War of the Chosen was a mixed bag for me. I mostly disliked the goofy Nemesis system handwave, but the changes to the core game were awesome. And no other game has hooked me like the XCOM reboot. Turned me from a casual gamer to semi-hardcore just for this game.

Nioh is so full of content, it’s impossible not to get your money’s worth. The idea of a Souls game married to an ARPG looter seemed like the dream. Unfortunately, it didn’t eclipse the perfection of Souls. Instead, it’s a classic now in its own lane.

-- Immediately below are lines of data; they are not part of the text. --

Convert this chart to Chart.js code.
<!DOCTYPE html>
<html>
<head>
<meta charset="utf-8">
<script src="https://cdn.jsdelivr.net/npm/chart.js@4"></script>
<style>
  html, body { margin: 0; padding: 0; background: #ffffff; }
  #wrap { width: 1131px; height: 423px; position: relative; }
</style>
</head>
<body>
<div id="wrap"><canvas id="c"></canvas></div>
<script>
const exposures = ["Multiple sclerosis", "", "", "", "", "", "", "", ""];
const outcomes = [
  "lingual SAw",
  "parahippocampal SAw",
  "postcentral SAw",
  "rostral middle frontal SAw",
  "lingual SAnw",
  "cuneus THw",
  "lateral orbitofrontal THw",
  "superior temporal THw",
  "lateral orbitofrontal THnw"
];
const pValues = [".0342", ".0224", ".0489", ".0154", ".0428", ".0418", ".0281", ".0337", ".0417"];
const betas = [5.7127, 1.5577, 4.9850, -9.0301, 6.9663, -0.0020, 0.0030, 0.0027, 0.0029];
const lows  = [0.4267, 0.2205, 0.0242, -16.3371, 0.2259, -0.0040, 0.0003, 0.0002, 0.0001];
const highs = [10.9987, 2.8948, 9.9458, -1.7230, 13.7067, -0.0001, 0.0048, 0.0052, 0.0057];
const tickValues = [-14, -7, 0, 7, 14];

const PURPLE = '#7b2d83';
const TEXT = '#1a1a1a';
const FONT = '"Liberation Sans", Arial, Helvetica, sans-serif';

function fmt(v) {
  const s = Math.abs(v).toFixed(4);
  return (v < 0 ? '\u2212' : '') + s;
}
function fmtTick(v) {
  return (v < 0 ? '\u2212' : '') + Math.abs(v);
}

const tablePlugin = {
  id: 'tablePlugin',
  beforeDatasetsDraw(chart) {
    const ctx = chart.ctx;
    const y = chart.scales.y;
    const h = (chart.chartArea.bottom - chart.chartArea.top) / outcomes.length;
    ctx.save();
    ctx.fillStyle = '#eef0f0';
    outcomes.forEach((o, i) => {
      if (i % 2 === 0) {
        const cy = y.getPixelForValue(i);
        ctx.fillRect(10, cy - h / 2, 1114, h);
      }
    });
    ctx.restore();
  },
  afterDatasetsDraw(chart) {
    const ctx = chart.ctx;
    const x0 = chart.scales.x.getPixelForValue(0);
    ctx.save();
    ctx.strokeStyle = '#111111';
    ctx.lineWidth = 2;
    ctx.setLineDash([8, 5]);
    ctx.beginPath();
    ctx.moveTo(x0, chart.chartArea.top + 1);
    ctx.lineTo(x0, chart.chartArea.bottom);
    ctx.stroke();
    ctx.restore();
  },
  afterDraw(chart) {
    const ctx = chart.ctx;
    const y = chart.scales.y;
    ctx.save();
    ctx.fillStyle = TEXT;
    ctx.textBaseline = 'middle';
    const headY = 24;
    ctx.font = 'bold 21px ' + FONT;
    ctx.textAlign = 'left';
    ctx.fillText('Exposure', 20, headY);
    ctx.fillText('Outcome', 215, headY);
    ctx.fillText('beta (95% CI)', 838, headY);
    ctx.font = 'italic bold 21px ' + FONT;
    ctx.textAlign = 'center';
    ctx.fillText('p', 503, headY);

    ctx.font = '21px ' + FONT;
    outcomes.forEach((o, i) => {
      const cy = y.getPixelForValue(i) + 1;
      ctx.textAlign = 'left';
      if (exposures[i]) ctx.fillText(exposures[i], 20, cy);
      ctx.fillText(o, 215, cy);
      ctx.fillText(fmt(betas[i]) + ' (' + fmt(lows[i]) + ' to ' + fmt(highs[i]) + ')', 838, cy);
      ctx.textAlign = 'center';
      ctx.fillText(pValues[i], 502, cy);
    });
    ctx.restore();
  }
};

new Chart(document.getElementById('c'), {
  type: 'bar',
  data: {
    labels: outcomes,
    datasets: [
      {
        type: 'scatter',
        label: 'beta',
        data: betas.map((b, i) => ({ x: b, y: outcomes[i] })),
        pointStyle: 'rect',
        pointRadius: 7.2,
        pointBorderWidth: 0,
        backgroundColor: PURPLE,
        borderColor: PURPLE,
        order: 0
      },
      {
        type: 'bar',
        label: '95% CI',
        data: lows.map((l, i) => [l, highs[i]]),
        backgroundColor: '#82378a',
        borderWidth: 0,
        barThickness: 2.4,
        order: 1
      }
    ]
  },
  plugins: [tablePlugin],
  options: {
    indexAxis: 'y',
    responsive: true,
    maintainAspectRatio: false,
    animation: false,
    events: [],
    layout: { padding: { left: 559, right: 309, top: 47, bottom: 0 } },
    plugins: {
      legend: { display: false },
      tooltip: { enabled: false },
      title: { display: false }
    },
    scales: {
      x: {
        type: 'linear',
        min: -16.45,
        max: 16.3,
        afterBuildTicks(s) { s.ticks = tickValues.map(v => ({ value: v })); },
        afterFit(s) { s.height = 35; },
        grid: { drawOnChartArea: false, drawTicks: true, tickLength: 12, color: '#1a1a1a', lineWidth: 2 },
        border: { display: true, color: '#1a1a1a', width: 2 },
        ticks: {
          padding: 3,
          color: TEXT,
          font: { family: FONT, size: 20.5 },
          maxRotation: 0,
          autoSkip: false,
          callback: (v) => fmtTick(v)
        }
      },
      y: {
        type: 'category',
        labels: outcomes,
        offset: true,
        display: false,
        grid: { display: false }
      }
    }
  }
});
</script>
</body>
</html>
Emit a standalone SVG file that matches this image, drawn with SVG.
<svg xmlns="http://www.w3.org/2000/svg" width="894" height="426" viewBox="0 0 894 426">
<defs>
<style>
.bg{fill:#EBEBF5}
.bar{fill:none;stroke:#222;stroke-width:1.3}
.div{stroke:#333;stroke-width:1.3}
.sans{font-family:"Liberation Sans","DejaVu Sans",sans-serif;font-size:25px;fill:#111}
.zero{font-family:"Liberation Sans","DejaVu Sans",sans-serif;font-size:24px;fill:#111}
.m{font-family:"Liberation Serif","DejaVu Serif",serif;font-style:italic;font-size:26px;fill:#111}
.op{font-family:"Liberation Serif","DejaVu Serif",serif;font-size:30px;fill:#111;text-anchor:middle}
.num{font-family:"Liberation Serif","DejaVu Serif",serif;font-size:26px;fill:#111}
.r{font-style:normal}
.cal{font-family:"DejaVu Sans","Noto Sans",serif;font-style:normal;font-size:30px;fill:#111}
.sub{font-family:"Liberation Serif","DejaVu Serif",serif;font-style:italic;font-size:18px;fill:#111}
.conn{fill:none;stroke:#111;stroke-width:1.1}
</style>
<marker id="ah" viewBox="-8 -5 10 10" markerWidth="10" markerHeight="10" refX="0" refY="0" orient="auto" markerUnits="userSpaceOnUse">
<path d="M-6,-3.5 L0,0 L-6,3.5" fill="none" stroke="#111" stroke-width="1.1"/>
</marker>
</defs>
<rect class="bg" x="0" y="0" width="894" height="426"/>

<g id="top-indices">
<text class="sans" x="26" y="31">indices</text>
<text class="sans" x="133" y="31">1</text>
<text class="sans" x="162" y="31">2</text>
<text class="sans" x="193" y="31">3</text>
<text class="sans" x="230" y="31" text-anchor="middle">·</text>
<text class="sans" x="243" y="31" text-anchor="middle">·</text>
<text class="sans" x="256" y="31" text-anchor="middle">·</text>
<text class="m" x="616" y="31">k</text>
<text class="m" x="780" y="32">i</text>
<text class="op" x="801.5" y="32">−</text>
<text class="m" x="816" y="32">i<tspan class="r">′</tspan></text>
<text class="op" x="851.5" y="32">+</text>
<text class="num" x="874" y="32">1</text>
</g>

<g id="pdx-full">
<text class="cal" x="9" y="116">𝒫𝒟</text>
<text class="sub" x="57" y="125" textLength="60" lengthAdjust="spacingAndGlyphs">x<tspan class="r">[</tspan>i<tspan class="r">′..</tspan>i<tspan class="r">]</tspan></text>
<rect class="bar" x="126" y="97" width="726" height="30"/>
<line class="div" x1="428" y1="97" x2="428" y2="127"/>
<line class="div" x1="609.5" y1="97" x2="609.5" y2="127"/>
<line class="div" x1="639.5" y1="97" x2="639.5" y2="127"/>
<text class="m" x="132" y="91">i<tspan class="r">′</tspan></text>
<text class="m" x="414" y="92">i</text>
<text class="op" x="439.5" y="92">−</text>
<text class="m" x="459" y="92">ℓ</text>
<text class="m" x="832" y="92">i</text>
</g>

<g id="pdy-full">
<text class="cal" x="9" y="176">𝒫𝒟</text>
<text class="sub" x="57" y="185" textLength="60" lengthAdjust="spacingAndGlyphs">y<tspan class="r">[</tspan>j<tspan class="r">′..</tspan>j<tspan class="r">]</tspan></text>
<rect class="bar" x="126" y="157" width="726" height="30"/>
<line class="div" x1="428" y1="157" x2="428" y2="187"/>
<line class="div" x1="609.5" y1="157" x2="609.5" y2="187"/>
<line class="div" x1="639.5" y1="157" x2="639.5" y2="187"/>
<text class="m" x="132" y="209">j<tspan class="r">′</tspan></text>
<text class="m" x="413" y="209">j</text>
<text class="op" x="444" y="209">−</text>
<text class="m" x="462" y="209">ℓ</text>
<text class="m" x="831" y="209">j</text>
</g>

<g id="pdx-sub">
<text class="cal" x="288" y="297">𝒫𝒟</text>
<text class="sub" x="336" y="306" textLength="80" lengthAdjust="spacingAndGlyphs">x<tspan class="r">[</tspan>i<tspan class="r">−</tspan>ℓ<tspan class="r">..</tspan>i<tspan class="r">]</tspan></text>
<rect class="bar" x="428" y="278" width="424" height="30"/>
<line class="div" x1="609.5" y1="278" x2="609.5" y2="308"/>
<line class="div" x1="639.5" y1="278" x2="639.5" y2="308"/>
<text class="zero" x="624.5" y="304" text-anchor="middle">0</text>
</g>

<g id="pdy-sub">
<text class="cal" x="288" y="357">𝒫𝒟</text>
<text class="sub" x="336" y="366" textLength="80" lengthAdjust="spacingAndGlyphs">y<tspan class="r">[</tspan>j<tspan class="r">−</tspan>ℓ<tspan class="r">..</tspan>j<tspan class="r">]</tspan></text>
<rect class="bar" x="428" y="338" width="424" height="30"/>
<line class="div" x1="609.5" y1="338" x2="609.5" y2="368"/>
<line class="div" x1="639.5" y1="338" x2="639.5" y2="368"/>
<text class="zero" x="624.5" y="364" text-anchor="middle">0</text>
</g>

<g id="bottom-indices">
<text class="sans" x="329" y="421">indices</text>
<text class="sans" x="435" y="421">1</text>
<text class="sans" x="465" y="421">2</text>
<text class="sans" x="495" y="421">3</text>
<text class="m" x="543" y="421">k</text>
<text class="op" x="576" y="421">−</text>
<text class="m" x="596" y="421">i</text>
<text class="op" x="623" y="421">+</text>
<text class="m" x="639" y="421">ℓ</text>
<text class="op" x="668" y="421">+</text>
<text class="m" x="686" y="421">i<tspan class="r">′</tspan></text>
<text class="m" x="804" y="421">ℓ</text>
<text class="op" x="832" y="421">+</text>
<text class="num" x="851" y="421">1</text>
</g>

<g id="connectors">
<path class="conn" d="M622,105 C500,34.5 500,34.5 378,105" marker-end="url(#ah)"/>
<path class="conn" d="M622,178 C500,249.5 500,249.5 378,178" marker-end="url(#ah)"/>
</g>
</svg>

FFXII. The gambit system is the shiz. A FF for adults? Please and thank you.

Ass Creed. I’ve bounced off of EVERY AC game to date. Although Origins isn’t pure genius, the combination of how relaxing it is to play with the incredible world sucked me in. My go to “just before sleep” game.

GW2: PoF. Mounts done better than any other game ever.

I will have to revise my list and put Battle Brothers on it.

  1. XCOM 2: War of the Chosen - I loved XCOM 2 and this made it even better.
  2. Horizon Zero Dawn - I’m not done with this, but really enjoy it so far. I think I have the advantage of playing very few games of this type, so I’m not as tired of the formula as some. It’s also my first 4k HDR console game, and that definitely has a bit of a wow to it.
  3. Rimworld - The beta came out this year and I started playing there, so this feels like a 2017 release to me. I enjoy this far more than I ever enjoyed Dwarf Fortress.
  4. Divinity Original Sin 2 - I didn’t finish, but I wasn’t expecting to. Like the first one, I got really into this until I ran out of steam. Even better than the first, which was pretty good.
  5. Torment: Tides of Numenera - I liked this, even though I’m not normally a big fan of Numenera. It makes me more excited for the tabletop Numenera game we’re planning on playing later in 2018.

I didn’t play that many other 2017 releases - Injustice 2, a handful of hours of Destiny 2, Tacoma, Jackbox 4, a little bit of one game of Endless Space 2. They were all ok to good, and could fill out a top 8, but I don’t think I could get to a top 10. I may start Prey or Agents of Mayhem before this thread is over, and that could change things around.

The Crusader Kings 2 Monks and Mystics DLC pulled me back in to CK2 for a while, but there’s no way to claim CK2 as a 2017 game.

A lot of my game time was full of the 2016 games I was behind on - I just wrapped up Dishonored 2, for example.